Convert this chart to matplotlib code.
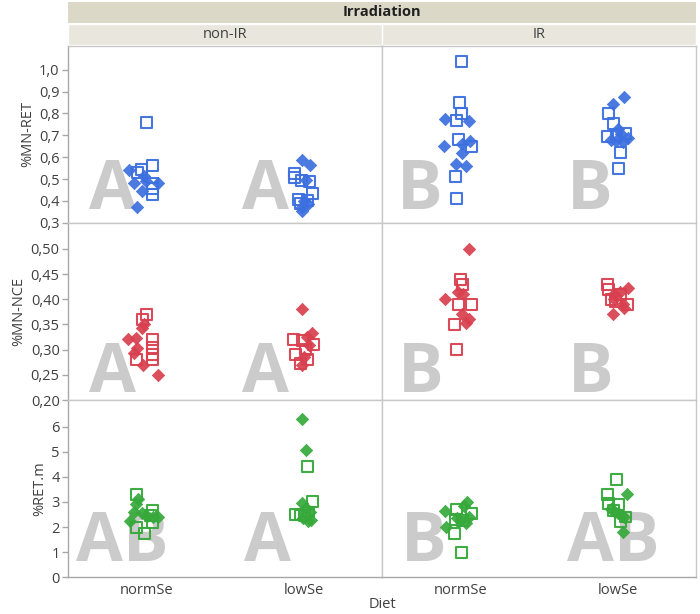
import matplotlib
matplotlib.use("Agg")
import matplotlib.pyplot as plt
from matplotlib.patches import Rectangle

plt.rcParams['font.family'] = ['Open Sans', 'DejaVu Sans']

# ---------------- data ----------------
diets = ['normSe', 'lowSe']
irradiation = ['non-IR', 'IR']
metrics = ['%MN-RET', '%MN-NCE', '%RET.m']

# %MN-RET  (open squares / filled diamonds), jitter in pixels
mnret_nonir_norm_sq = [0.76, 0.56, 0.545, 0.53, 0.48, 0.455, 0.43]
mnret_nonir_norm_sq_jit = [0, 6, -5, -9, 6, 6, 6]
mnret_nonir_norm_di = [0.54, 0.515, 0.49, 0.48, 0.48, 0.445, 0.37]
mnret_nonir_norm_di_jit = [-18, -3, -1, 11, -13, -5, -10]
mnret_nonir_low_sq = [0.525, 0.505, 0.495, 0.49, 0.435, 0.405, 0.40, 0.39]
mnret_nonir_low_sq_jit = [-9, -9, -2, 6, 9, -5, 4, -3]
mnret_nonir_low_di = [0.585, 0.565, 0.495, 0.40, 0.385, 0.37, 0.355]
mnret_nonir_low_di_jit = [-2, 6, 2, 0, 4, -2, -2]
mnret_ir_norm_sq = [1.04, 0.85, 0.80, 0.77, 0.68, 0.65, 0.51, 0.41]
mnret_ir_norm_sq_jit = [1, -1, 1, -4, -2, 11, -5, -4]
mnret_ir_norm_di = [0.775, 0.765, 0.675, 0.66, 0.65, 0.62, 0.57, 0.56]
mnret_ir_norm_di_jit = [-16, 8, 9, 1, -17, 1, -5, 5]
mnret_ir_low_sq = [0.80, 0.755, 0.71, 0.70, 0.695, 0.62, 0.55]
mnret_ir_low_sq_jit = [-9, -4, 8, -1, -10, 3, 1]
mnret_ir_low_di = [0.875, 0.845, 0.73, 0.705, 0.69, 0.68, 0.675, 0.67]
mnret_ir_low_di_jit = [6, -5, 0, 3, 10, -7, -2, 5]

# %MN-NCE
mnnce_nonir_norm_sq = [0.37, 0.36, 0.32, 0.305, 0.29, 0.28, 0.28]
mnnce_nonir_norm_sq_jit = [0, -4, 6, 6, 6, 6, -10]
mnnce_nonir_norm_di = [0.35, 0.343, 0.323, 0.321, 0.303, 0.293, 0.27, 0.25]
mnnce_nonir_norm_di_jit = [-3, -5, -11, -19, -10, -13, -4, 11]
mnnce_nonir_low_sq = [0.32, 0.318, 0.31, 0.30, 0.29, 0.28, 0.272]
mnnce_nonir_low_sq_jit = [-10, -1, 10, 2, -8, 4, -3]
mnnce_nonir_low_di = [0.38, 0.333, 0.325, 0.31, 0.285, 0.27]
mnnce_nonir_low_di_jit = [-2, 8, 3, 5, 0, -2]
mnnce_ir_norm_sq = [0.44, 0.43, 0.39, 0.39, 0.35, 0.30]
mnnce_ir_norm_sq_jit = [0, 2, -2, 11, -6, -4]
mnnce_ir_norm_di = [0.50, 0.415, 0.41, 0.40, 0.37, 0.36, 0.352]
mnnce_ir_norm_di_jit = [8, -3, 2, -16, 1, 8, 5]
mnnce_ir_low_sq = [0.43, 0.42, 0.41, 0.40, 0.39, 0.395]
mnnce_ir_low_sq_jit = [-10, -9, 3, -6, 10, -2]
mnnce_ir_low_di = [0.422, 0.415, 0.41, 0.40, 0.39, 0.382, 0.37]
mnnce_ir_low_di_jit = [10, 2, -4, -4, 5, 6, -5]

# %RET.m
retm_nonir_norm_sq = [3.3, 2.65, 2.45, 2.2, 2.0, 1.75]
retm_nonir_norm_sq_jit = [-10, 6, 4, 6, -10, -2]
retm_nonir_norm_di = [3.1, 2.9, 2.6, 2.58, 2.45, 2.42, 2.4, 2.25]
retm_nonir_norm_di_jit = [-9, -11, -13, -5, 0, 6, 11, -17]
retm_nonir_low_sq = [4.4, 3.0, 2.6, 2.5, 2.48, 2.45]
retm_nonir_low_sq_jit = [4, 9, 5, -8, -3, 1]
retm_nonir_low_di = [6.3, 5.05, 2.95, 2.75, 2.6, 2.35, 2.3, 2.25]
retm_nonir_low_di_jit = [-2, 2, -2, 2, 6, -1, 7, 4]
retm_ir_norm_sq = [2.7, 2.55, 2.3, 2.25, 1.75, 1.0]
retm_ir_norm_sq_jit = [-4, 11, -5, 2, -6, 1]
retm_ir_norm_di = [3.0, 2.85, 2.65, 2.4, 2.35, 2.15, 2.0, 2.3]
retm_ir_norm_di_jit = [6, 3, -16, 8, -4, 5, -15, 0]
retm_ir_low_sq = [3.9, 3.28, 2.95, 2.9, 2.65, 2.4, 2.22]
retm_ir_low_sq_jit = [-1, -10, -9, 1, -4, 8, 3]
retm_ir_low_di = [3.32, 2.7, 2.6, 2.55, 2.45, 2.4, 1.8]
retm_ir_low_di_jit = [9, -7, -3, 0, 4, 6, 5]

# significance letters (order: non-IR normSe, non-IR lowSe, IR normSe, IR lowSe)
letters_mnret = ['A', 'A', 'B', 'B']
letters_mnnce = ['A', 'A', 'B', 'B']
letters_retm = ['AB', 'A', 'B', 'AB']

# ---------------- layout / styles ----------------
W, H = 700, 614
fig = plt.figure(figsize=(W / 100, H / 100), dpi=100)

colors = ['#3c6fdf', '#d8404f', '#36a93a']
PX_PER_UNIT = 157.0  # horizontal pixels per category unit

rows_px = [(46, 222.7), (222.7, 400), (400, 577.3)]
cols_px = [(68, 382), (382, 696)]

ylims = [(0.3, 1.109), (0.20, 0.552), (0.0, 7.06)]
yticks = [
    [0.3, 0.4, 0.5, 0.6, 0.7, 0.8, 0.9, 1.0],
    [0.20, 0.25, 0.30, 0.35, 0.40, 0.45, 0.50],
    [0, 1, 2, 3, 4, 5, 6],
]
ytick_fmt = ['{:.1f}', '{:.2f}', '{:.0f}']

data = [
    [[(mnret_nonir_norm_sq, mnret_nonir_norm_sq_jit, mnret_nonir_norm_di, mnret_nonir_norm_di_jit),
      (mnret_nonir_low_sq, mnret_nonir_low_sq_jit, mnret_nonir_low_di, mnret_nonir_low_di_jit)],
     [(mnret_ir_norm_sq, mnret_ir_norm_sq_jit, mnret_ir_norm_di, mnret_ir_norm_di_jit),
      (mnret_ir_low_sq, mnret_ir_low_sq_jit, mnret_ir_low_di, mnret_ir_low_di_jit)]],
    [[(mnnce_nonir_norm_sq, mnnce_nonir_norm_sq_jit, mnnce_nonir_norm_di, mnnce_nonir_norm_di_jit),
      (mnnce_nonir_low_sq, mnnce_nonir_low_sq_jit, mnnce_nonir_low_di, mnnce_nonir_low_di_jit)],
     [(mnnce_ir_norm_sq, mnnce_ir_norm_sq_jit, mnnce_ir_norm_di, mnnce_ir_norm_di_jit),
      (mnnce_ir_low_sq, mnnce_ir_low_sq_jit, mnnce_ir_low_di, mnnce_ir_low_di_jit)]],
    [[(retm_nonir_norm_sq, retm_nonir_norm_sq_jit, retm_nonir_norm_di, retm_nonir_norm_di_jit),
      (retm_nonir_low_sq, retm_nonir_low_sq_jit, retm_nonir_low_di, retm_nonir_low_di_jit)],
     [(retm_ir_norm_sq, retm_ir_norm_sq_jit, retm_ir_norm_di, retm_ir_norm_di_jit),
      (retm_ir_low_sq, retm_ir_low_sq_jit, retm_ir_low_di, retm_ir_low_di_jit)]],
]
letters = [letters_mnret, letters_mnnce, letters_retm]
# letter centre offsets (px from category) and baseline (axes fraction)
letter_dx = [
    [-34, -38, -41, -28],
    [-34, -38, -40, -27],
    [-24, -36, -37, -4],
]
letter_base = [0.075, 0.045, 0.09]

frame_col = '#c8c8c8'
axis_col = '#a8a8a8'
text_col = '#404040'

for r in range(3):
    y0, y1 = rows_px[r]
    for c in range(2):
        x0, x1 = cols_px[c]
        ax = fig.add_axes([x0 / W, (H - y1) / H, (x1 - x0) / W, (y1 - y0) / H])
        ax.set_xlim(-0.5, 1.5)
        ax.set_ylim(*ylims[r])
        for s in ax.spines.values():
            s.set_color(frame_col)
            s.set_linewidth(1.0)
        ax.set_xticks([0, 1])
        if r == 2:
            ax.set_xticklabels(diets, fontsize=10.5, color=text_col)
            ax.tick_params(axis='x', length=0, pad=4)
        else:
            ax.set_xticklabels([])
            ax.tick_params(axis='x', length=0)
        ax.set_yticks(yticks[r])
        if c == 0:
            ax.spines['left'].set_color(axis_col)
            ax.set_yticklabels([ytick_fmt[r].format(v).replace('.', ',') for v in yticks[r]],
                               fontsize=10.5, color=text_col)
            ax.tick_params(axis='y', length=4, width=1, color=axis_col, pad=2)
            ax.set_ylabel(metrics[r], fontsize=10.5, color=text_col, labelpad=3)
        else:
            ax.set_yticklabels([])
            ax.tick_params(axis='y', length=0)
        if r == 2:
            ax.spines['bottom'].set_color(axis_col)

        # letters
        for d in range(2):
            k = c * 2 + d
            ax.text(d + letter_dx[r][k] / PX_PER_UNIT, letter_base[r], letters[r][k],
                    transform=ax.get_xaxis_transform(), ha='center', va='baseline',
                    fontsize=49, fontweight='bold', color='#cbcbcb', zorder=1)

        # points
        for d in range(2):
            sq, sqj, di, dij = data[r][c][d]
            ax.scatter([d + j / PX_PER_UNIT for j in dij], di, marker='D', s=40,
                       facecolor=colors[r], edgecolor=colors[r], linewidths=0.5,
                       alpha=0.92, zorder=3)
            ax.scatter([d + j / PX_PER_UNIT for j in sqj], sq, marker='s', s=62,
                       facecolor='none', edgecolor=colors[r], linewidths=1.5,
                       alpha=0.95, zorder=4)

# header bands
band1 = fig.add_axes([68 / W, (H - 22.5) / H, (696 - 68) / W, 20.5 / H])
band1.set_xlim(0, 1); band1.set_ylim(0, 1); band1.axis('off')
band1.add_patch(Rectangle((0, 0), 1, 1, facecolor='#dbd8c7', edgecolor='none'))
band1.text(0.5, 0.5, 'Irradiation', ha='center', va='center', fontsize=10.5,
           fontweight='bold', color='#202020')

for c in range(2):
    x0, x1 = cols_px[c]
    b = fig.add_axes([x0 / W, (H - 45) / H, (x1 - x0) / W, 21.5 / H])
    b.set_xlim(0, 1); b.set_ylim(0, 1); b.axis('off')
    b.add_patch(Rectangle((0, 0), 1, 1, facecolor='#e9e7dd', edgecolor='white', linewidth=1.0))
    b.text(0.5, 0.5, irradiation[c], ha='center', va='center', fontsize=10.5, color=text_col)

fig.text(382 / W, 1 - 604 / H, 'Diet', ha='center', va='center', fontsize=10.5, color=text_col)

fig.savefig('out.png', dpi=100, facecolor='white')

● ● ● ● ●

# What you need to do
Restate, line by line and word for word, everything from the top of the material through the line that contains "metrics = ['%MN-RET', '%MN-NCE', '%RET.m']". Leave pictures out.

# The response
Convert this chart to matplotlib code.
import matplotlib
matplotlib.use("Agg")
import matplotlib.pyplot as plt
from matplotlib.patches import Rectangle

plt.rcParams['font.family'] = ['Open Sans', 'DejaVu Sans']

# ---------------- data ----------------
diets = ['normSe', 'lowSe']
irradiation = ['non-IR', 'IR']
metrics = ['%MN-RET', '%MN-NCE', '%RET.m']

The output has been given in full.